Oh, the “Caddy that zigs!” Remember that duck mascot? What a weird campaign. This was basically a re-badged Opel Omega from Europe, and they tried to market it as a BMW fighter. And it was… a mess. The handling was actually not terrible, but it was plagued by just abysmal reliability. Electrical gremlins, weird oil leaks, you name it. So you’d get this car that cost over $30,000 new, and it would just constantly betray you. It tried to zig, but mostly it just sputtered and left you stranded.
Chrysler Concorde

This thing was all about style, with those “cab-forward” designs that looked so radical at the time. And it had a big, comfortable interior. But drive it? Uhm, no. The steering was vague, the handling was soft and wallowy, and it felt like it was made from cheaper materials than a real luxury sedan. It was aiming for a different kind of American luxury, I guess, but if you cross-shopped it with a 5-series, you’d just laugh. It was probably like $25,000, so a lot cheaper, but you felt every penny of that cost savings… and not in a good way.
Infiniti I30

This was basically a fancy Nissan Maxima, which is… fine. The Maxima was a good car! But slapping a luxury badge on it didn’t automatically make it a 3-series competitor.
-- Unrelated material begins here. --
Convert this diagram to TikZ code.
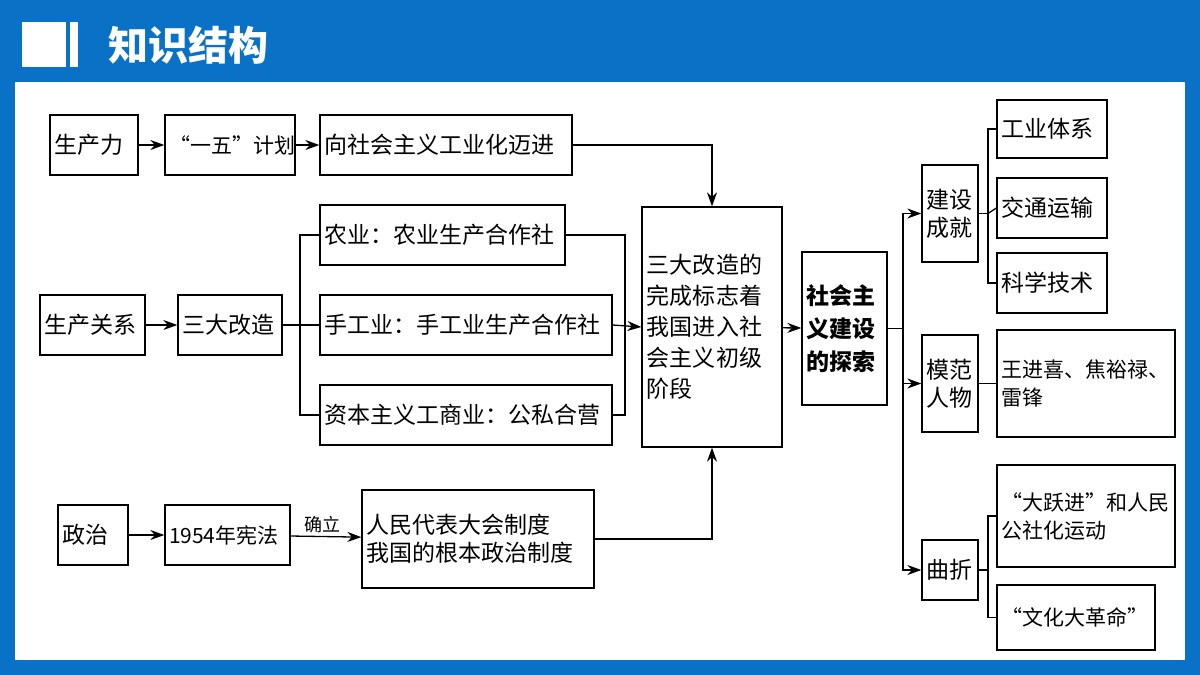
\documentclass[tikz,border=0pt]{standalone}
\usepackage{fontspec}
\setmainfont{Noto Sans CJK SC}
\XeTeXlinebreaklocale "zh"
\XeTeXlinebreakskip=0pt plus 1pt
\usetikzlibrary{arrows.meta}
\definecolor{hb}{HTML}{0A72C6}
\begin{document}
\begin{tikzpicture}[x=1pt,y=-1pt,
 bx/.style={draw=black,line width=1.3pt,inner sep=3pt,align=left,font=\fontsize{23}{28}\selectfont},
 sm/.style={font=\fontsize{21}{28}\selectfont},
 ln/.style={line width=1.3pt},
 ar/.style={line width=1.3pt,-{Stealth[length=14pt,width=10pt]}}]
\useasboundingbox (0,0) rectangle (1200,675);
\fill[hb] (0,0) rectangle (1200,675);
\fill[white] (15,82) rectangle (1185,660);
\fill[white] (22,22) rectangle (66,67);
\fill[white] (70,22) rectangle (78,67);
\node[anchor=west,text=white,font=\fontsize{40}{44}\selectfont\bfseries] (title) at (105,45) {知识结构};
\newcommand{\B}[7][]{\pgfmathsetmacro\mw{#5-#3}\pgfmathsetmacro\mh{#6-#4}\pgfmathsetmacro\tw{#5-#3-8}%
\node[bx,minimum width=\mw pt,minimum height=\mh pt,text width=\tw pt,#1] (#2) at ({(#3+#5)/2},{(#4+#6)/2}) {#7};}
\B{scl}{50}{115}{138}{175}{生产力}
\B[sm]{yw}{165}{115}{295}{175}{\mbox{“一五”计划}}
\B{gyh}{320}{115}{572}{175}{向社会主义工业化迈进}
\B{ny}{320}{205}{565}{265}{农业：农业生产合作社}
\B{sg}{320}{295}{612}{355}{手工业：手工业生产合作社}
\B{zb}{320}{385}{612}{445}{资本主义工商业：公私合营}
\B{scgx}{40}{295}{145}{355}{生产关系}
\B{sdgz}{178}{295}{282}{355}{三大改造}
\B[font=\fontsize{23}{31}\selectfont]{big}{642}{207}{782}{447}{三大改造的完成标志着我国进入社会主义初级阶段}
\B{zz}{58}{505}{128}{565}{政治}
\B[sm]{xf}{165}{505}{290}{565}{\mbox{1954年宪法}}
\B{rd}{362}{490}{594}{588}{人民代表大会制度\\我国的根本政治制度}
\B[font=\fontsize{23}{33}\selectfont\bfseries]{ts}{802}{252}{887}{405}{社会主义建设的探索}
\B{jscj}{922}{165}{978}{262}{建设成就}
\B{gytx}{997}{100}{1107}{158}{工业体系}
\B{jtys}{997}{178}{1107}{238}{交通运输}
\B{kxjs}{997}{253}{1107}{313}{科学技术}
\B{mfrw}{922}{335}{978}{432}{模范人物}
\B[sm]{wjx}{997}{330}{1175}{437}{\mbox{王进喜、焦裕禄、}\\雷锋}
\B{qz}{922}{540}{978}{600}{曲折}
\B[sm]{dyj}{997}{465}{1175}{567}{\mbox{“大跃进”和人民}\\公社化运动}
\B[sm]{whdgm}{997}{585}{1155}{650}{\mbox{“文化大革命”}}
\draw[ar] (scl) -- (yw);
\draw[ar] (yw) -- (gyh);
\draw[ar] (gyh.east) -| (big.north);
\draw[ar] (scgx) -- (sdgz);
\coordinate (s1) at (300,325);
\draw[ln] (sdgz.east) -- (s1);
\draw[ln] (ny.west) -| (s1) |- (zb.west);
\draw[ln] (s1) -- (sg.west);
\coordinate (j1) at (625,325);
\draw[ln] (ny.east) -| (j1) |- (zb.east);
\draw[ar] (sg.east) -- (big.west);
\draw[ar] (zz) -- (xf);
\draw[ar] (xf) -- node[above,font=\fontsize{18}{20}\selectfont,pos=0.45] {确立} (rd);
\draw[ar] (rd.east) -| (big.south);
\draw[ar] (big) -- (ts);
\coordinate (t1) at (903,328.5);
\draw[ln] (ts.east) -- (t1);
\draw[ar] (t1) |- (jscj.west);
\draw[ar] (t1|-mfrw.west) -- (mfrw.west);
\draw[ar] (t1) |- (qz.west);
\coordinate (c1) at (988,213.5);
\draw[ln] (jscj.east) -- (c1);
\draw[ln] (gytx.west) -| (c1) |- (kxjs.west);
\draw[ln] (c1) -- (jtys.west);
\draw[ln] (mfrw.east) -- (wjx.west|-mfrw.east);
\coordinate (c2) at (988,570);
\draw[ln] (qz.east) -- (c2);
\draw[ln] (dyj.west) -| (c2) |- (whdgm.west);
\end{tikzpicture}
\end{document}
It was another front-wheel drive, super comfortable, very competent cruiser. It had that sweet V6 engine, plenty of power. But the driving experience? It was numb. It didn’t talk to you. A BMW from that era felt alive in your hands; the I30 felt like it was just efficiently completing a task. For around $30,000, it was a smart buy, but not an inspiring one.
Saab 9-5

I have a soft spot for Saabs, I really do. They were so weird and quirky. The 9-5 was turbocharged, had this great, quirky interior with the night panel button… but it was also front-wheel drive and kinda torque-steery under hard acceleration. It was a thinking person’s car, an engineer’s car. It didn’t handle like a BMW; it had its own unique, slightly odd character. So if you were looking for that precise, rear-wheel drive balance, the 9-5, for about $35,000, would just feel… wrong. A fascinating car, but not a Bavarian rival.
Volvo S70

Safe. So, so safe. And solid. You felt like you were in a bank vault. But fun? Not really. It was like a very trustworthy, very capable friend who has no sense of humor. The steering was slow, the body rolled in corners, and it was just tuned for comfort and safety above all else. Which is great! But it’s the opposite of the sporty, agile feel that defined 90s BMWs. You’d spend $33,000 on an S70 and feel very protected, but you wouldn’t feel like taking the long way home just for the fun of it.
Mitsubishi Galant

The Galant was a nice, normal family sedan. It was fine! It got you from A to B. But then Mitsubishi tried to spice it up with the VR-4 version earlier in the decade and then just… let it become appliance-like. To even think of it in the same sentence as a BMW is a stretch. It was cheap, like under $20,000 cheap, and it felt it. The materials, the driving dynamics… it was basic transportation. It wasn’t trying to be a BMW, honestly, but people looking for a sporty sedan on a budget might have glanced at it and been deeply, deeply disappointed.
Oldsmobile Aurora

This was GM’s big, fancy attempt. It had that weird, hooded dashboard, a Northstar-derived V8… it was supposed to be this high-tech, premium American flagship. And it was… interesting. But it was a big, heavy, front-wheel drive car. That alone just disqualifies it from the conversation. It had power, but it didn’t handle with any of the finesse of a Bavarian sedan. It was a cruiser, a GT car almost. For $35,000, it was a statement, but the statement was “I like big, complicated American cars,” not “I appreciate driving dynamics.”
Hyundai Sonata

Okay, let’s be real. In the 90s, Hyundai was… not what it is today. The Sonata was the car you bought because you had to, not because you wanted to. It was cheap transportation, period. The build quality was questionable, the driving dynamics were nonexistent—it was soft, vague, and underpowered. To even mention it in the context of BMW is almost funny. It was a $15,000 car that felt like a $15,000 car. It wasn’t chasing any dreams; it was just trying to get to work without breaking down.